Bob's Steak & Chop House

The original of what is now a widespread chain of steakhouses, this Lemmon Avenue landmark is outfitted with dark wood paneling, leather upholstered furniture, and dim lighting. However, despite its traditional upscale décor, Bob’s also features a lively, informal atmosphere enhanced by closely packed seating and TV screens in every room. After sipping handmade cocktails in the lounge’s round-back armchairs, diners settle at white-clothed tables to enjoy aged USDA Prime steaks paired with selections from the award-winning wine list. Favorite cuts like the filet mignon are served with potatoes and the restaurant’s signature whole glazed carrot.

Sonny Bryan's Smokehouse

Established in 1958, this family-owned barbecue joint is now a popular chain with locations throughout the Lone Star State (there’s even an outpost in Sandy, Utah). At the flagship location in Oak Lawn, huge crowds arrive at lunchtime, as they always have, seeking Sonny’s original home-smoked brisket. Patrons order from the mounted, wood-framed menu and then have a seat at an individual antique school desk or outside at a wooden picnic table. In addition to the brisket, diners also enjoy the pulled pork and oversize onion rings, and the homemade barbecue sauce, which is stored in Corona bottles and kept warm atop a heater, is good on just about everything.

York Street

Hotel St. Germain

Set in a Queen Anne-style house built in 1909 on what was originally called “Millionaires’ Row,” the Hotel St. Germain opened as a bed-and-breakfast in 1991. A butler is poised at the check-in desk to offer complimentary champagne upon arrival. The parlor and library are each adorned with turn-of-the-century French antiques. All seven individually designed suites feature a vintage canopy bed, working fireplace, and deep soaking tub. In the hotel’s elegant restaurant, overlooking a New Orleans-style courtyard, white-gloved servers deliver French cuisine on antique Limoges china.

Hotel ZaZa, Dallas

Overlooking Uptown's McKinney Avenue, ZaZa is a French Mediterranean-inspired villa that also incorporates styles from across the globe. Public spaces are adorned with crystal chandeliers and imported African prints, but the highlight here is the design of the hotel's 153 guestrooms. ZaZa is most known, however, for its 16 individually designed concept suites embodying themes like Bohemia, Moulin Rouge, East Indies, and of course, Texas—complete with leather, cowhide, and horns. For a bigger, more private option, consider staying in The Bungalows, located behind the hotel in a historic, charming neighborhood.
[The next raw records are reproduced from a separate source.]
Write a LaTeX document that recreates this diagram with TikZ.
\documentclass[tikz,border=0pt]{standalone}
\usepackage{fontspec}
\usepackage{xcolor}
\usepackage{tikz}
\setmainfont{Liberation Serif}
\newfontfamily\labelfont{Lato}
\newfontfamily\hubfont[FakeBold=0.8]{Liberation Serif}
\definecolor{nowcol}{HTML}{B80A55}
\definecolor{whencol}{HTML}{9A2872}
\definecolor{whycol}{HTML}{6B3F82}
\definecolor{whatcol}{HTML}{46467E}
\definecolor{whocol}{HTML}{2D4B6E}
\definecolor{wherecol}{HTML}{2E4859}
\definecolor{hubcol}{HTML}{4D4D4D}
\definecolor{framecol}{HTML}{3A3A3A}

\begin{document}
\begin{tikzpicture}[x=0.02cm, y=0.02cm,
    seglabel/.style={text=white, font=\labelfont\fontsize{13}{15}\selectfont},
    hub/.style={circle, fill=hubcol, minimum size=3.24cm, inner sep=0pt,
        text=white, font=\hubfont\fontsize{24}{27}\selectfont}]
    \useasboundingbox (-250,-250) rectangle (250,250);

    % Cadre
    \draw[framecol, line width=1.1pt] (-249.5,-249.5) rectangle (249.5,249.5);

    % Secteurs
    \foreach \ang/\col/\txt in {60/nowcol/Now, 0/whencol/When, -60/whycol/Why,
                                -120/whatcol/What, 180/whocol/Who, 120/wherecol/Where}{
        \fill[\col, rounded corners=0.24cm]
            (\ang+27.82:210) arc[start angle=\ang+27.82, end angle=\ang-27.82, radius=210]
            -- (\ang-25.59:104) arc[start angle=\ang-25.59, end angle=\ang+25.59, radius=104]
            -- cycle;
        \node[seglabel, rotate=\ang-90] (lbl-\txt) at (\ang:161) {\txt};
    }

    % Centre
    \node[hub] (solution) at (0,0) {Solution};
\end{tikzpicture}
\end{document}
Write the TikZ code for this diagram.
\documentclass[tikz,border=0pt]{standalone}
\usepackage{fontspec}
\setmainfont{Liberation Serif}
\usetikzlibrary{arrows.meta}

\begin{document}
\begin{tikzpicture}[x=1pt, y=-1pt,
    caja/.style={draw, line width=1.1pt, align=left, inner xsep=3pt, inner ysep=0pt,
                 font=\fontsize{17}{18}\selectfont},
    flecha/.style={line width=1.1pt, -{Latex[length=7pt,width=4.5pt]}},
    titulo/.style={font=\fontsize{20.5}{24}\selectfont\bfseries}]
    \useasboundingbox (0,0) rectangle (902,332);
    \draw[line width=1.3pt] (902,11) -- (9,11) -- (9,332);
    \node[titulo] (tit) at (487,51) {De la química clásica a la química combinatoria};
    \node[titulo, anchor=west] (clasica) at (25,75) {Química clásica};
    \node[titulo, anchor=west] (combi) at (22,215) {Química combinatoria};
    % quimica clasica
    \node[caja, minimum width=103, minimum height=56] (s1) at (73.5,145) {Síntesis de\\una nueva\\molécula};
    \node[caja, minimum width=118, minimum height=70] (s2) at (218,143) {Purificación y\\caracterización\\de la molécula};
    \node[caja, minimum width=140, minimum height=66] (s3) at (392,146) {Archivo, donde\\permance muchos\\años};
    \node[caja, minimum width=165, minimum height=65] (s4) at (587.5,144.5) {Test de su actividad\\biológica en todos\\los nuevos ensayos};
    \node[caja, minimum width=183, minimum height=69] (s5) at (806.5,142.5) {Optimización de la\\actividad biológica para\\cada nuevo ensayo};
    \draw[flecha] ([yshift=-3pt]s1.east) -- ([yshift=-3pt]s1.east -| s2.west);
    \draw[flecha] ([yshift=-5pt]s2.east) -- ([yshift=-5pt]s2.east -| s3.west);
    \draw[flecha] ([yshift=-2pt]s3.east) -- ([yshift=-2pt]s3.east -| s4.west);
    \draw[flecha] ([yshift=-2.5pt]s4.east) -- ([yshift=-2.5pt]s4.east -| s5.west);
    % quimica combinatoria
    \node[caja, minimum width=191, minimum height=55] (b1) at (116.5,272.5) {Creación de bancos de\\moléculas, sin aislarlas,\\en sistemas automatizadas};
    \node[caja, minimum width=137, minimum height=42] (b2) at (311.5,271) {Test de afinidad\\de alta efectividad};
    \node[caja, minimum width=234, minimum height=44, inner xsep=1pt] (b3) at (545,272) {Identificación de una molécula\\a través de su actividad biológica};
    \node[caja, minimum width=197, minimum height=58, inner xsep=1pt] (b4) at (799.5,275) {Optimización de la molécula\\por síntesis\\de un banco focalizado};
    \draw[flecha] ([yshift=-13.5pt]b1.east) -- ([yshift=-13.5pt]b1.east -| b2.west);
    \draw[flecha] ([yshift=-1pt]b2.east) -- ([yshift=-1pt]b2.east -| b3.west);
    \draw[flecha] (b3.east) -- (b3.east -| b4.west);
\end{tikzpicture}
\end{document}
Rosewood Mansion on Turtle Creek

The Dallas icon of luxury, founded in 1980 when oil heiress Caroline Rose Hunt turned a circa-1925 cotton magnate's mansion into an outstanding property, undertook a full freshening up for its 30th anniversary. The updated look, by the interior design firm BAMO, includes Michael Taylor sofas, William Switzer chairs, and limed oak reception desks, befitting the original Italian Renaissance decorative scheme. The 143 rooms have been redone in calm colors and opulent fabrics, and guests manage to feel miles away from a bustling city that is just a block or two from the hotel. Don't forget to make a reservation at the esteemed Mansion Restaurant, which is famous for its tortilla soup.

The Adolphus

Established in 1912 by beer magnate Adolphus Busch, this downtown hotel has welcomed A-list guests like Queen Elizabeth II, Babe Ruth, and Donald Trump. The Beaux-Arts building, the tallest structure in Dallas upon its completion, is designed in red brick and granite with a corner turret shaped like a Budweiser beer bottle. Inside, The Adolphus is outfitted with dark wood paneling, large flower arrangements, and 17th-century Flemish tapestries. Visitors are wowed by the 422 guestrooms, which are among the city’s largest and feature Queen Anne-style furniture accented by baroque floral prints. The award-winning French Room restaurant is also a highlight.